A intervenção federal militar no Rio de Janeiro completa um mês nesta sexta-feira (16), apenas dois dias após o assassinato da vereadora Marielle Franco (Psol). Cenas como crianças tendo suas mochilas revistadas antes de entrarem na escola e moradores das favelas serem fotografados segurando a identidade para circular pela cidade se tornaram corriqueiras e exemplificam a arbitrariedade da ações militares desde a intervenção.
Para Filipe dos Anjos, secretário geral da Federação das Associações de Favelas do Estado do Rio de Janeiro (Farferj), essas mudanças na rotina das favelas mostram que o principal interesse do Estado com a intervenção não é a garantia da segurança da população.
"É uma intervenção política, de um governo impopular, inimigo do povo, que não passou pelas urnas. Um governo que está no poder sobre um golpe, que usa os militares porque setores da sociedade acreditam que a raiz da insegurança pública está nas favelas. Nós denunciamos o contrário.

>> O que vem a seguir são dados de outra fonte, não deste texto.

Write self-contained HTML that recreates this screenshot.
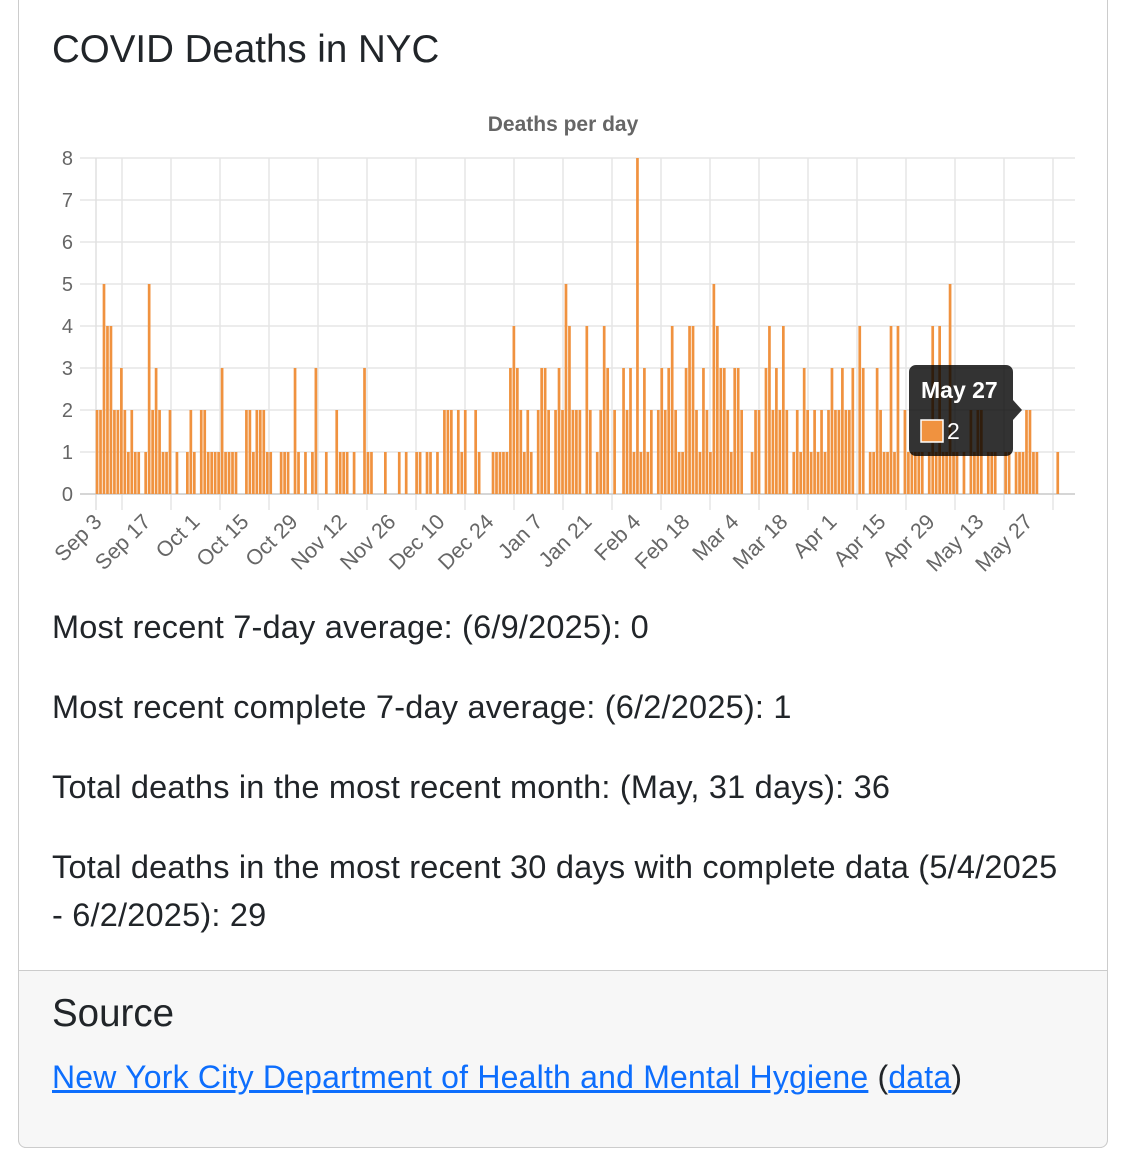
<!DOCTYPE html>
<html><head><meta charset="utf-8"><style>
body{margin:0;background:#fff;font-family:"Liberation Sans",Arial,sans-serif;color:#212529;}
.card{position:absolute;left:18px;top:-10px;width:1088px;height:1156px;border:1px solid #ccc;border-radius:8px;background:#fff;overflow:hidden;}
h1{position:absolute;left:52px;top:28px;margin:0;font-size:38.5px;font-weight:500;}
p{position:absolute;left:52px;margin:0;font-size:32.5px;line-height:48px;letter-spacing:0.2px;}
.foot{position:absolute;left:18px;top:970px;width:1088px;height:176px;background:#f7f7f7;border:1px solid #ccc;border-radius:0 0 8px 8px;}
a{color:#0d6efd;text-decoration:underline;}
</style></head><body>
<div class="card"></div>
<div class="foot"></div>
<h1>COVID Deaths in NYC</h1>
<svg id="c" width="1136" height="600" style="position:absolute;left:0;top:0" font-family="Liberation Sans, Arial, sans-serif"></svg>
<p style="top:603px">Most recent 7-day average: (6/9/2025): 0</p>
<p style="top:683px">Most recent complete 7-day average: (6/2/2025): 1</p>
<p style="top:763px">Total deaths in the most recent month: (May, 31 days): 36</p>
<p style="top:843px;width:1015px">Total deaths in the most recent 30 days with complete data (5/4/2025 - 6/2/2025): 29</p>
<h1 style="top:992px">Source</h1>
<p style="top:1053px;font-size:32px"><a>New York City Department of Health and Mental Hygiene</a> (<a>data</a>)</p>
<script>
var d=[2,2,5,4,4,2,2,3,2,1,2,1,1,0,1,5,2,3,2,1,1,2,0,1,0,0,1,2,1,0,2,2,1,1,1,1,3,1,1,1,1,0,0,2,2,1,2,2,2,1,1,0,0,1,1,1,0,3,1,0,1,0,1,3,0,0,1,0,0,2,
1,1,1,0,1,0,0,3,1,1,0,0,0,1,0,0,0,1,0,1,0,0,1,1,0,1,1,0,1,0,2,2,2,0,2,1,2,0,0,2,1,0,0,0,1,1,1,1,1,3,4,3,2,1,2,1,0,2,3,3,2,0,2,3,2,5,4,2,2,
2,0,4,2,0,1,2,4,3,0,2,0,3,2,3,1,8,1,3,1,2,0,2,3,2,3,4,2,1,1,3,4,4,2,1,3,2,1,5,4,3,3,2,1,3,3,2,0,0,1,2,2,0,3,4,2,3,2,4,2,0,1,2,1,3,2,1,2,
1,2,1,2,3,2,2,3,2,2,3,0,4,3,0,1,1,3,2,1,1,4,1,4,0,2,1,1,1,1,1,0,1,4,1,4,1,1,5,1,1,0,1,0,2,1,2,2,0,1,1,1,0,0,1,1,0,1,1,1,2,2,1,1,0,0,0,0,0,1];
var s='',Y0=494,U=42,sp=(1055.7-97)/(d.length-1);
for(var k=0;k<=8;k++){var y=Y0-k*U;s+='<line x1="80" x2="1075" y1="'+y+'" y2="'+y+'" stroke="#e5e5e5" stroke-width="1.5"/><text x="73" y="'+(y+7)+'" text-anchor="end" font-size="20" fill="#666">'+k+'</text>';}
s+='<line x1="96" x2="96" y1="158" y2="510" stroke="#e0e0e0" stroke-width="1.5"/>';
for(var g=122;g<1076;g+=49)s+='<line x1="'+g+'" x2="'+g+'" y1="158" y2="510" stroke="#e5e5e5" stroke-width="1.5"/>';
s+='<line x1="80" x2="1075" y1="494" y2="494" stroke="#ccc" stroke-width="1.5"/>';
for(var i=0;i<d.length;i++){var x=95.7+sp*i;if(i>150)x+=2;if(d[i])s+='<rect x="'+x+'" y="'+(Y0-d[i]*U)+'" width="2.7" height="'+(d[i]*U)+'" fill="#f0923f"/>';}
var L=["Sep 3","Sep 17","Oct 1","Oct 15","Oct 29","Nov 12","Nov 26","Dec 10","Dec 24","Jan 7","Jan 21","Feb 4","Feb 18","Mar 4","Mar 18","Apr 1","Apr 15","Apr 29","May 13","May 27"];
for(var j=0;j<L.length;j++){var x=98+49*j+5,y=523;s+='<text x="'+x+'" y="'+y+'" text-anchor="end" font-size="21.5" fill="#666" transform="rotate(-45 '+x+' '+y+')">'+L[j]+'</text>';}
s+='<text x="563" y="131" text-anchor="middle" font-size="21" font-weight="bold" fill="#666">Deaths per day</text>';
s+='<path d="M916 365 H1006 a7 7 0 0 1 7 7 V400 L1022 410 L1013 420 V449 a7 7 0 0 1 -7 7 H916 a7 7 0 0 1 -7 -7 V372 a7 7 0 0 1 7 -7Z" fill="rgba(0,0,0,0.8)"/>';
s+='<text x="921" y="398" font-size="23" font-weight="bold" fill="#fff">May 27</text>';
s+='<rect x="921" y="420" width="22" height="22" fill="#f0923f" stroke="#fff" stroke-width="1.5"/><text x="947" y="439" font-size="23" fill="#fff">2</text>';
document.getElementById('c').innerHTML=s;
</script>
</body></html>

Para muitos políticos, a questão da violência gera capital político, a violência sempre foi uma forma de dominação nas favelas, essa violência que compra mais armas, viaturas, policiais... E o social está ficando de lado", denunciou.
O propósito da intervenção também é questionado pelo Deputado Federal Wadih Damous (PT-RJ), que destacou um recrudescimento da violência no estado no último mês.
"Não se sabe qual é o objetivo estratégico [da intervenção]. Se era para substituir a polícia no combate à insegurança, ela é um fracasso total. Porque na semana passada pessoas foram metralhadas na Praça São Salvador, por exemplo. Vem se sucedendo episódios de assassinatos, mortes por bala perdida, enfim, o cotidiano que todo mundo conhece no Rio de Janeiro. Acho até que se agravou depois da intervenção", opinou.
Levantamento
A plataforma Fogo Cruzado, desenvolvida como uma ferramenta de mapeamento coletivo de tiroteios e disparos de armas de fogo no Rio de Janeiro, apontou, em relatório divulgado nesta quinta-feira (15), um aumento nos homicídios a tiros desde que o governo do presidente golpista Michel Temer (MDB) decretou a intervenção.
Os dados, uma compilação de levantamentos de usuários da plataforma, da imprensa e dos canais oficiais da Polícia Militar, mostra que foram 149 assassinatos em tiroteios no último mês, contra 126 entre 15 de janeiro e 16 de fevereiro deste ano. Os tiroteios com a presença de um agente de segurança representam 133 do número total deste mês. Entre janeiro e fevereiro, o número foi 106.
Para Paula Napolião, analista de dados do Fogo Cruzado, ainda é cedo para tirar conclusões sobre o aumento da violência armada, no entanto, ela destaca os casos de violações de direitos dos moradores de favelas como consequência da intervenção.
"A gente vai ter que aguardar um pouco mais para conseguir falar algo de concreto sobre a consequência da intervenção para a violência armada, mas o que a gente vê de cara são os casos, como o na Vila Kennedy, em que a população tem o direito de ir e vir, de circular, afetado, por conta dessa operações militarizadas e não preparadas para lidar com a sociedade civil. O que precisamos fazer como sociedade civil é acompanhar essas situações de perto para que não haja nenhuma violação dos direitos dos moradores nessas áreas", afirmou.
Segundo Filipe dos Anjos, a atuação da Polícia Militar como um braço armado do Estado para realizar extermínios sempre aconteceu nas favelas. Ele acredita, porém, que a intervenção federal traz mais impunidade a essa realidade.
"[A favela de] Acari, por exemplo, como Mariella denunciou [dias antes de ser assassinada], está sendo alvo de muitas operações que o próprio batalhão da área não reconhece, operações ilegais, e os moradores questionam essa mudança da intervenção federal para a polícia, porque não vêem muita mudança. Mas a gente vê sim mudança, porque é uma intervenção que vem e passou pelo crivo do Senado e da Câmara, direcionada às favelas, depois de não cumprir uma agenda de reforma da Previdência, de um governo que tem a pior aprovação da história do Brasil. Tudo isso está ligado, e a gente está muito preocupado", apontou.
Contatada pelo Brasil de Fato, a assessoria de imprensa do Instituto de Segurança Pública da Secretaria de Segurança do Estado do Rio de Janeiro, responsável pelos mapeamento de dados sobre a violência no estado, afirmou que ainda não possui estatísticas atualizadas do último mês.